The themes in both, "Still I Rise" and "Sympathy", are very apparent. With such expressful words and phrases, both authors convey the true meaning and theme of each poem. In "Still I Rise", the reader sees the theme as self-respect. With phrases such as "You may shoot me with your words, you may cut me with your eyes... but still, like air, I'll rise" (Lines 25,26, and 28), the reader sees that Angelou is explaining how someone could possibly put her down, and somehow she will overcome it with self-esteem. In "Sympathy", the reader sees that the theme is all about discovering how a "caged bird" feels. The author exemplifies this by repeating the phrase "I know why the caged bird sings!" (Lines 1,7,8,14,15, and 21). Then, he goes into detail and explains how he has made that discovery. "It is not a carol of joy or glee, but a prayer that he sends from his heart's deep core" (Lines 18 and 19).
"Till its blood is red on the cruel bars; for he must fly back to his perch and cling" (Lines 9 and 10). Dunbar explains why the caged bird is still singing while it is being put through so much pain. Such expressful words can truly convey what the thesis and main idea are in each poem.
Both "Still I Rise" and "Sympathy" have different tones, but are expressed in the same way. Each of these tones are expressed in a form of imagery. In "Sympathy", Dunbar writes... " Till its blood is red on the cruel bars..." (Line 9). The reader can get a sense that the tone is sympathetic because the author gives an example of sympathetic imagery, which conveys the author's tone. "And a pain still throbs in the old, old scars and they pulse again with a keener sting..." (Lines 12 and 13).

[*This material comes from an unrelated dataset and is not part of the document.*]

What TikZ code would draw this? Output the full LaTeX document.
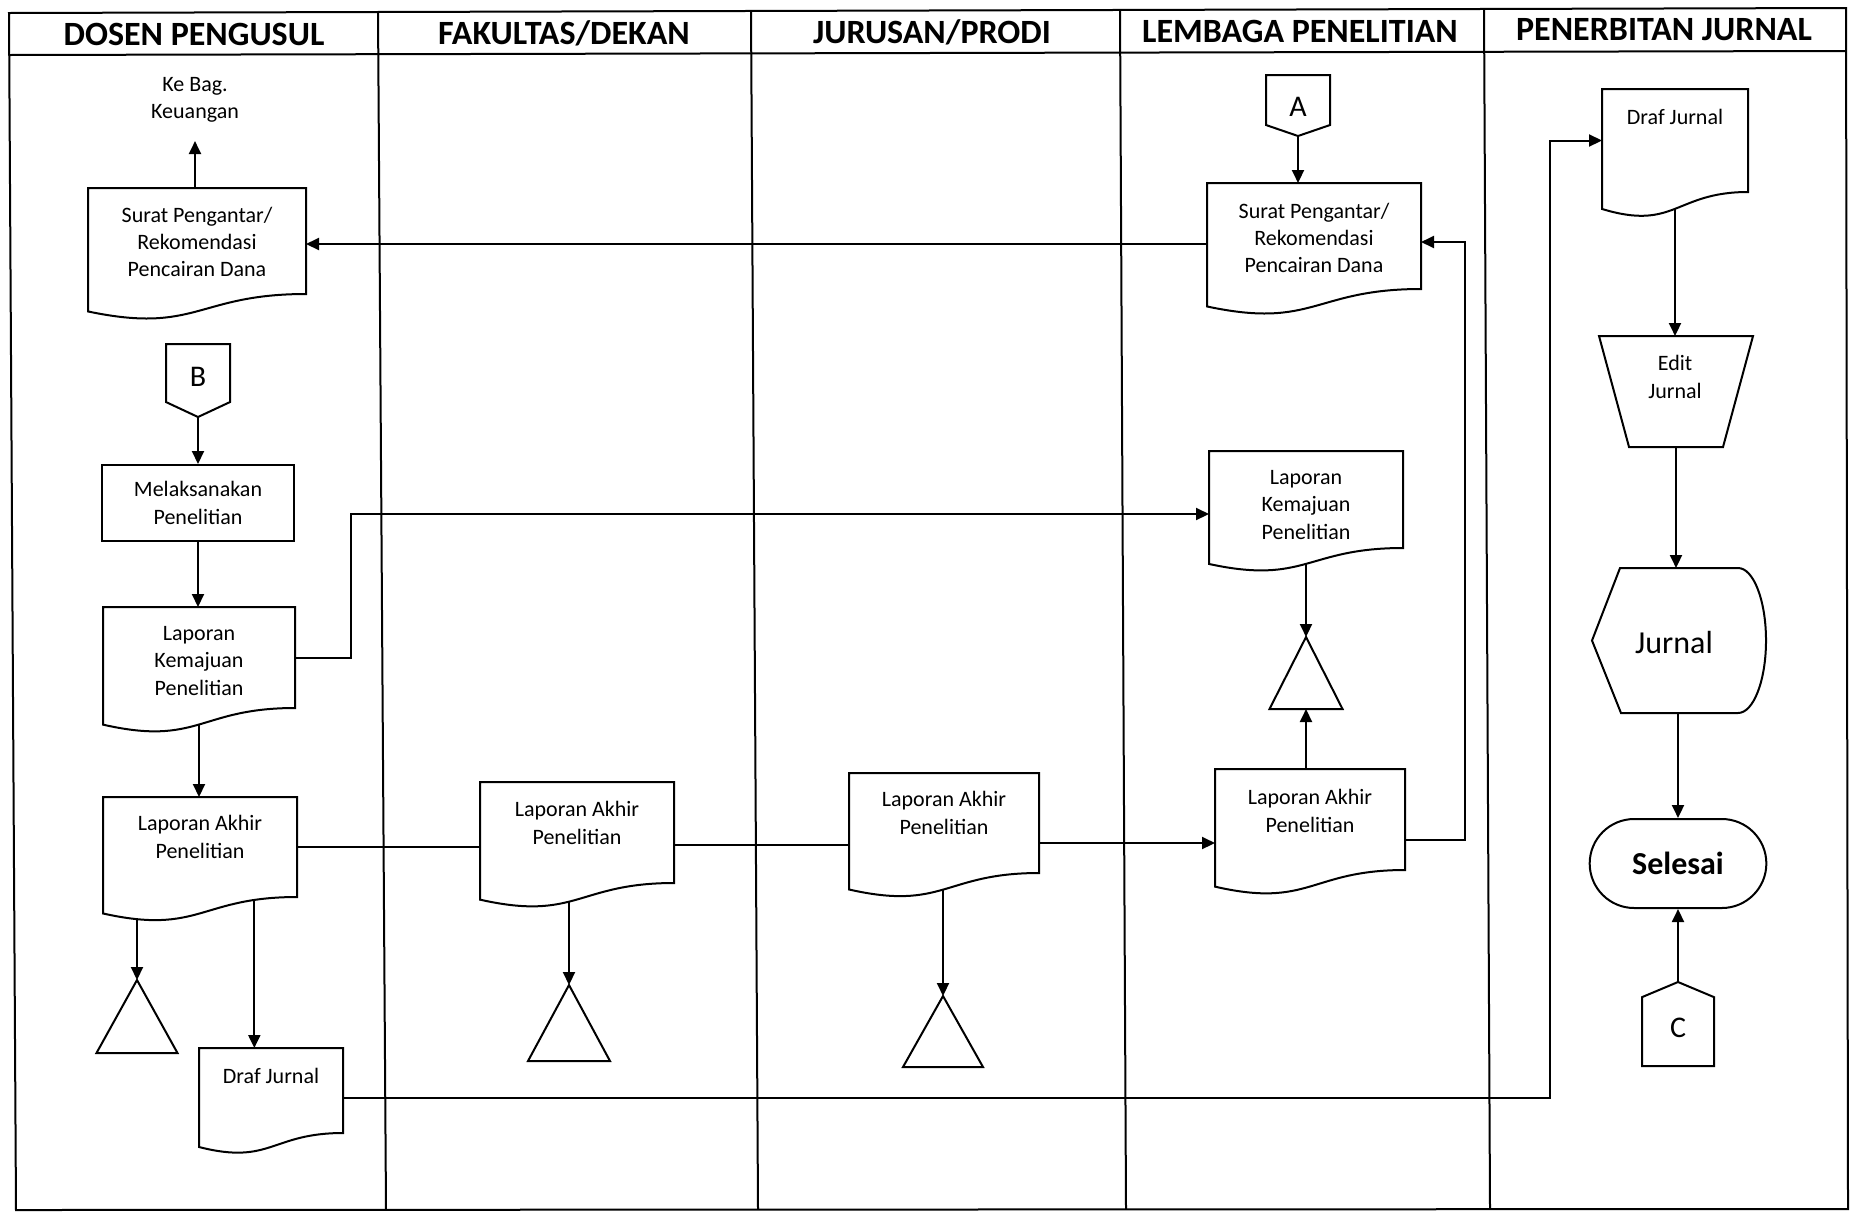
\documentclass[tikz,border=0pt]{standalone}
\usepackage{fontspec}
\setmainfont{Carlito}
\usetikzlibrary{arrows.meta,calc,shapes.misc}
\pgfdeclarelayer{bg}
\pgfdeclarelayer{mid}
\pgfsetlayers{bg,mid,main}
\tikzset{
  ln/.style={line width=1pt, line join=miter},
  arr/.style={ln, -{Triangle[length=6.5pt,width=6pt]}},
  body/.style={rectangle, draw=none, inner sep=0pt, outer sep=0pt},
  txt/.style={align=center, font=\fontsize{11}{13.7}\selectfont, inner sep=0pt},
  lanetitle/.style={font=\fontsize{17}{20}\selectfont\bfseries, inner sep=0pt},
  bigtxt/.style={font=\fontsize{16}{19}\selectfont, inner sep=0pt},
  conlabel/.style={font=\fontsize{15}{18}\selectfont, inner sep=0pt},
}
\newcommand{\docshape}[1]{%
  \begin{pgfonlayer}{mid}
  \draw[ln,fill=white] (#1.north west) -- (#1.north east) -- (#1.south east)
    .. controls (#1.south) and ($(#1.south)!-0.381!(#1.north)$) ..
    ($(#1.south west)!-0.1646!(#1.north west)$) -- cycle;
  \end{pgfonlayer}}
% name, cx, top, right-bottom y, width, text y, text
\newcommand{\flowdoc}[7]{%
  \node[body, minimum width={#5*0.5pt}, minimum height={(#4-#3)*0.5pt}] (#1) at (#2,{(#3+#4)/2}) {};
  \node[txt] (#1-t) at (#2,#6) {#7};
  \docshape{#1}}
% name, apex x, apex y, half width, height
\newcommand{\mergetri}[5]{%
  \coordinate (#1) at (#2,#3);
  \coordinate (#1-b) at (#2,#3+#5);
  \draw[ln] (#1) -- ++(#4,#5) -- ++(-2*#4,0) -- cycle;}
\begin{document}
\begin{tikzpicture}[x=0.5pt,y=-0.5pt]
\useasboundingbox (0,0) rectangle (1850,1211);

% lanes
\begin{pgfonlayer}{bg}
\draw[ln] (9,13) -- (1846,8) -- (1848,1209) -- (16,1210) -- cycle;
\draw[ln] (9,55) -- (1846,51);
\draw[ln] (378,12) -- (386,1210);
\draw[ln] (751,11) -- (758,1209);
\draw[ln] (1120,10) -- (1126,1209);
\draw[ln] (1484,9) -- (1490,1209);
\end{pgfonlayer}
\node[lanetitle] (h1) at (194,34) {DOSEN PENGUSUL};
\node[lanetitle] (h2) at (564,33) {FAKULTAS/DEKAN};
\node[lanetitle] (h3) at (932,32) {JURUSAN/PRODI};
\node[lanetitle] (h4) at (1300,31) {LEMBAGA PENELITIAN};
\node[lanetitle] (h5) at (1664,30) {PENERBITAN JURNAL};

% Dosen Pengusul
\node[txt] (kebag) at (195,100) {Ke Bag.\\Keuangan};
\flowdoc{suratL}{197}{188}{294}{218}{242}{Surat Pengantar/\\Rekomendasi\\Pencairan Dana}
\node[body, minimum width=32pt, minimum height=36.5pt] (conB) at (198,380.5) {};
\node[conlabel] (conB-t) at (198,377) {B};
\draw[ln] (conB.north west) -- (conB.north east) -- ($(conB.north east)!0.795!(conB.south east)$)
  -- (conB.south) -- ($(conB.north west)!0.795!(conB.south west)$) -- cycle;
\node[txt, draw, ln, minimum width=96pt, minimum height=38pt] (mel) at (198,503) {Melaksanakan\\Penelitian};
\flowdoc{lk1}{199}{607}{708}{192}{661}{Laporan\\Kemajuan\\Penelitian}
\flowdoc{la1}{200}{797}{897}{194}{837}{Laporan Akhir\\Penelitian}
\flowdoc{dj1}{271}{1048}{1133}{144}{1076}{Draf Jurnal}
\mergetri{t1}{137}{980}{40.5}{73}

% Fakultas
\flowdoc{fak}{577}{782}{883}{194}{823}{Laporan Akhir\\Penelitian}
\mergetri{t2}{569}{985}{41}{76}

% Jurusan
\flowdoc{jur}{944}{773}{873}{190}{813}{Laporan Akhir\\Penelitian}
\mergetri{t3}{943}{996}{40}{71}

% Lembaga Penelitian
\node[body, minimum width=32pt, minimum height=30.5pt] (conA) at (1298,105.5) {};
\node[conlabel] (conA-t) at (1298,107) {A};
\draw[ln] (conA.north west) -- (conA.north east) -- ($(conA.north east)!0.82!(conA.south east)$)
  -- (conA.south) -- ($(conA.north west)!0.82!(conA.south west)$) -- cycle;
\flowdoc{suratR}{1314}{183}{289}{214}{238}{Surat Pengantar/\\Rekomendasi\\Pencairan Dana}
\flowdoc{lklp}{1306}{451}{548}{194}{505}{Laporan\\Kemajuan\\Penelitian}
\mergetri{t4}{1306}{637}{36.5}{72}
\flowdoc{lalp}{1310}{769}{870}{190}{811}{Laporan Akhir\\Penelitian}

% Penerbitan Jurnal
\flowdoc{djpj}{1675}{89}{192}{146}{117}{Draf Jurnal}
\node[body, minimum width=77pt, minimum height=55.5pt] (edit) at (1676,391.5) {};
\node[txt] (edit-t) at (1675,377) {Edit\\Jurnal};
\draw[ln] (edit.north west) -- (edit.north east) -- ([xshift=-15pt]edit.south east)
  -- ([xshift=15pt]edit.south west) -- cycle;
\node[body, minimum width=87pt, minimum height=72.5pt] (jurnal) at (1679,640.5) {};
\node[bigtxt] (jurnal-t) at (1674,642) {Jurnal};
\draw[ln] (1620,568) -- (1738,568) .. controls (1753.5,568) and (1766,600.5) .. (1766,640.5)
  .. controls (1766,680.5) and (1753.5,713) .. (1738,713) -- (1621,713) -- (1592,640.5) -- cycle;
\node[rounded rectangle, draw, ln, minimum width=95pt, minimum height=44.5pt,
  font=\fontsize{16}{19}\selectfont\bfseries] (selesai) at (1678,863.5) {Selesai};
\node[body, minimum width=36pt, minimum height=42pt] (conC) at (1678,1024) {};
\node[conlabel] (conC-t) at (1678,1028) {C};
\draw[ln] (conC.north) -- ($(conC.north east)!0.18!(conC.south east)$) -- (conC.south east)
  -- (conC.south west) -- ($(conC.north west)!0.18!(conC.south west)$) -- cycle;

% connectors
\begin{pgfonlayer}{bg}
\draw[arr] (suratL.north -| kebag.south) -- ([yshift=-9pt]kebag.south);
\draw[arr] (suratR.west |- 0,244) -- (suratL.east |- 0,244);
\draw[arr] (conA.south) -- (conA.south |- suratR.north);
\draw[arr] (conB.south) -- (conB.south |- mel.north);
\draw[arr] (mel.south) -- (mel.south |- lk1.north);
\draw[arr] (lk1.east) -- ++(56,0) |- (lklp.west |- 0,514);
\draw[arr] (lk1.south) -- (lk1.south |- la1.north);
\draw[ln] (la1.east) -- (la1.east -| fak.west);
\draw[ln] (fak.east |- 0,845) -- (jur.west |- 0,845);
\draw[arr] (jur.east |- 0,843) -- (lalp.west |- 0,843);
\draw[arr] (t1 |- la1.south) -- (t1);
\draw[arr] ($(la1.south west)!0.78!(la1.south east)$) coordinate (la1o) -- (la1o |- dj1.north);
\draw[arr] (dj1.east |- 0,1098) -- (1550,1098) |- (djpj.west);
\draw[arr] (t2 |- fak.south) -- (t2);
\draw[arr] (t3 |- jur.south) -- (t3);
\draw[arr] (t4 |- lklp.south) -- (t4);
\draw[arr] (lalp.north -| t4-b) -- (t4-b);
\draw[arr] (lalp.east |- 0,840) -- (1465,840) |- (suratR.east |- 0,242);
\draw[arr] (djpj.south) -- (djpj.south |- edit.north);
\draw[arr] (edit.south) -- (edit.south |- jurnal.north);
\draw[arr] (jurnal.south -| selesai.north) -- (selesai.north);
\draw[arr] (conC.north) -- (conC.north |- selesai.south);
\end{pgfonlayer}
\end{tikzpicture}
\end{document}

This quote displays imagery, which also gives the reader a sense of the author's sympathetic tone. Although expressed in the same way, both tones of each poem are very different. "Sympathy" has a sympathetic tone, while Still I Rise has a very defiant tone. Angelou displays this by giving such phrases as "Does my sassiness upset you?" (Line 5), and "Does my haughtiness offend you?" (Line 17). Both of these phrases express that Angelou has a sense of self-respect and defiance. Angelou also uses the term "Still I'll rise" (Lines 4, 12, 24, 30, 32, 36, 38, 41, 42, and 43) in the majority of her poem. Without using the words "might, possibly, or may", this means that she is defiant that she will overcome and rise above.